━━━━━ Provided data ━━━━━

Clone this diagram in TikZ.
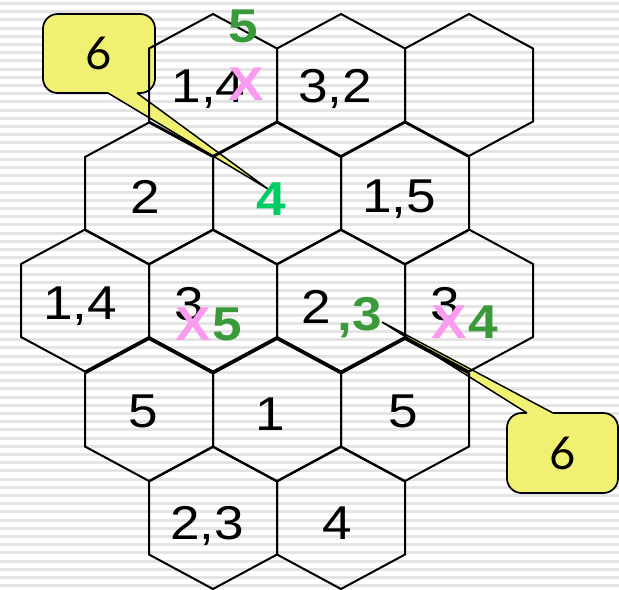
\documentclass[tikz,border=0pt]{standalone}
\usepackage{fontspec}
\setmainfont{Liberation Sans}[FakeStretch=1.12]
\newfontfamily\calloutfont{Lato}
\definecolor{stripe}{RGB}{228,228,228}
\definecolor{cyellow}{RGB}{240,240,115}
\definecolor{dgreen}{RGB}{58,154,58}
\definecolor{bgreen}{RGB}{0,204,102}
\definecolor{pinkx}{RGB}{250,155,240}
\tikzset{
  hexline/.style={draw=black, line width=1.5pt, line join=miter},
  hexcell/.pic={\path[hexline] (0,-71) -- (64,-36.5) -- (64,36.5) -- (0,71) -- (-64,36.5) -- (-64,-36.5) -- cycle;},
  blk/.style={anchor=base, inner sep=0pt, text=black, font=\fontsize{35.6pt}{40pt}\selectfont},
  grn/.style={anchor=base, inner sep=0pt, text=dgreen, font=\fontsize{35.6pt}{40pt}\selectfont\bfseries},
  bgr/.style={anchor=base, inner sep=0pt, text=bgreen, font=\fontsize{35.6pt}{40pt}\selectfont\bfseries},
  pnk/.style={anchor=base, inner sep=0pt, text=pinkx, font=\fontsize{35.6pt}{40pt}\selectfont\bfseries},
  callbox/.style={draw=black, line width=1.3pt, fill=cyellow, rounded corners=11pt, inner sep=0pt,
     font=\calloutfont\fontsize{34pt}{40pt}\selectfont},
  callptr/.style={fill=cyellow},
  calledge/.style={draw=black, line width=1.1pt, line join=miter}
}
\begin{document}
\begin{tikzpicture}[x=0.75pt,y=-0.75pt]
\useasboundingbox (0,0) rectangle (619,590);
\fill[white] (0,0) rectangle (619,590);
\foreach \i in {0,...,72} {\fill[stripe] (0,{\i*8.2+2}) rectangle (619,{\i*8.2+5});}

% callouts
\node[callbox, minimum width=84pt, minimum height=59.25pt] (c1) at (99,53.5) {\raisebox{-3.4pt}{6}};
\coordinate (c1a) at (108,93);
\coordinate (c1b) at (137,93);
\coordinate (c1t) at (268,189);
\fill[callptr] ([yshift=2pt]c1a) -- (c1a) -- (c1t) -- (c1b) -- ([yshift=2pt]c1b) -- cycle;
\draw[calledge] (c1a) -- (c1t) -- (c1b);

\node[callbox, minimum width=83.25pt, minimum height=60pt] (c2) at (562.5,453) {\raisebox{-3.4pt}{6}};
\coordinate (c2a) at (527,413);
\coordinate (c2b) at (553,413);
\coordinate (c2t) at (382,322);
\fill[callptr] ([yshift=-2pt]c2a) -- (c2a) -- (c2t) -- (c2b) -- ([yshift=-2pt]c2b) -- cycle;
\draw[calledge] (c2a) -- (c2t) -- (c2b);

% hexagons
\foreach \x in {213,341,469} {\pic at (\x,85) {hexcell};}
\foreach \x in {149,277,405} {\pic at (\x,193.5) {hexcell};}
\foreach \x in {85,213,341,469} {\pic at (\x,300.5) {hexcell};}
\foreach \x in {149,277,405} {\pic at (\x,410) {hexcell};}
\foreach \x in {213,341} {\pic at (\x,518) {hexcell};}

% row 1
\node[grn] (g5top) at (243,42) {5};
\node[blk] (t14a) at (208.5,102) {1,4};
\node[pnk] (x1) at (246,100) {X};
\node[blk] (t32) at (335,102) {3,2};
% row 2
\node[blk] (t2) at (145,213) {2};
\node[bgr] (g4) at (271,215) {4};
\node[blk] (t15) at (399,212) {1,5};
% row 3
\node[blk] (t14b) at (80,319) {1,4};
\node[blk] (t3a) at (189,320) {3};
\node[pnk] (x2) at (193,340) {X};
\node[grn] (g5b) at (227,340) {5};
\node[blk] (t2b) at (316,323) {2};
\node[grn] (g3) at (360,330) {,3};
\node[blk] (t3b) at (445,320) {3};
\node[pnk] (x3) at (449,338) {X};
\node[grn] (g4b) at (483,338) {4};
% row 4
\node[blk] (t5a) at (143,427) {5};
\node[blk] (t1) at (270,430) {1};
\node[blk] (t5b) at (403,427) {5};
% row 5
\node[blk] (t23) at (207,539) {2,3};
\node[blk] (t4) at (337,539) {4};
\end{tikzpicture}
\end{document}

━━━━━

* **Description of the task**:
Reproduce the full listing faithfully, but do not carry over any pictures.

* **Correct output**:
Clone this diagram in TikZ.
\documentclass[tikz,border=0pt]{standalone}
\usepackage{fontspec}
\setmainfont{Liberation Sans}[FakeStretch=1.12]
\newfontfamily\calloutfont{Lato}
\definecolor{stripe}{RGB}{228,228,228}
\definecolor{cyellow}{RGB}{240,240,115}
\definecolor{dgreen}{RGB}{58,154,58}
\definecolor{bgreen}{RGB}{0,204,102}
\definecolor{pinkx}{RGB}{250,155,240}
\tikzset{
  hexline/.style={draw=black, line width=1.5pt, line join=miter},
  hexcell/.pic={\path[hexline] (0,-71) -- (64,-36.5) -- (64,36.5) -- (0,71) -- (-64,36.5) -- (-64,-36.5) -- cycle;},
  blk/.style={anchor=base, inner sep=0pt, text=black, font=\fontsize{35.6pt}{40pt}\selectfont},
  grn/.style={anchor=base, inner sep=0pt, text=dgreen, font=\fontsize{35.6pt}{40pt}\selectfont\bfseries},
  bgr/.style={anchor=base, inner sep=0pt, text=bgreen, font=\fontsize{35.6pt}{40pt}\selectfont\bfseries},
  pnk/.style={anchor=base, inner sep=0pt, text=pinkx, font=\fontsize{35.6pt}{40pt}\selectfont\bfseries},
  callbox/.style={draw=black, line width=1.3pt, fill=cyellow, rounded corners=11pt, inner sep=0pt,
     font=\calloutfont\fontsize{34pt}{40pt}\selectfont},
  callptr/.style={fill=cyellow},
  calledge/.style={draw=black, line width=1.1pt, line join=miter}
}
\begin{document}
\begin{tikzpicture}[x=0.75pt,y=-0.75pt]
\useasboundingbox (0,0) rectangle (619,590);
\fill[white] (0,0) rectangle (619,590);
\foreach \i in {0,...,72} {\fill[stripe] (0,{\i*8.2+2}) rectangle (619,{\i*8.2+5});}

% callouts
\node[callbox, minimum width=84pt, minimum height=59.25pt] (c1) at (99,53.5) {\raisebox{-3.4pt}{6}};
\coordinate (c1a) at (108,93);
\coordinate (c1b) at (137,93);
\coordinate (c1t) at (268,189);
\fill[callptr] ([yshift=2pt]c1a) -- (c1a) -- (c1t) -- (c1b) -- ([yshift=2pt]c1b) -- cycle;
\draw[calledge] (c1a) -- (c1t) -- (c1b);

\node[callbox, minimum width=83.25pt, minimum height=60pt] (c2) at (562.5,453) {\raisebox{-3.4pt}{6}};
\coordinate (c2a) at (527,413);
\coordinate (c2b) at (553,413);
\coordinate (c2t) at (382,322);
\fill[callptr] ([yshift=-2pt]c2a) -- (c2a) -- (c2t) -- (c2b) -- ([yshift=-2pt]c2b) -- cycle;
\draw[calledge] (c2a) -- (c2t) -- (c2b);

% hexagons
\foreach \x in {213,341,469} {\pic at (\x,85) {hexcell};}
\foreach \x in {149,277,405} {\pic at (\x,193.5) {hexcell};}
\foreach \x in {85,213,341,469} {\pic at (\x,300.5) {hexcell};}
\foreach \x in {149,277,405} {\pic at (\x,410) {hexcell};}
\foreach \x in {213,341} {\pic at (\x,518) {hexcell};}

% row 1
\node[grn] (g5top) at (243,42) {5};
\node[blk] (t14a) at (208.5,102) {1,4};
\node[pnk] (x1) at (246,100) {X};
\node[blk] (t32) at (335,102) {3,2};
% row 2
\node[blk] (t2) at (145,213) {2};
\node[bgr] (g4) at (271,215) {4};
\node[blk] (t15) at (399,212) {1,5};
% row 3
\node[blk] (t14b) at (80,319) {1,4};
\node[blk] (t3a) at (189,320) {3};
\node[pnk] (x2) at (193,340) {X};
\node[grn] (g5b) at (227,340) {5};
\node[blk] (t2b) at (316,323) {2};
\node[grn] (g3) at (360,330) {,3};
\node[blk] (t3b) at (445,320) {3};
\node[pnk] (x3) at (449,338) {X};
\node[grn] (g4b) at (483,338) {4};
% row 4
\node[blk] (t5a) at (143,427) {5};
\node[blk] (t1) at (270,430) {1};
\node[blk] (t5b) at (403,427) {5};
% row 5
\node[blk] (t23) at (207,539) {2,3};
\node[blk] (t4) at (337,539) {4};
\end{tikzpicture}
\end{document}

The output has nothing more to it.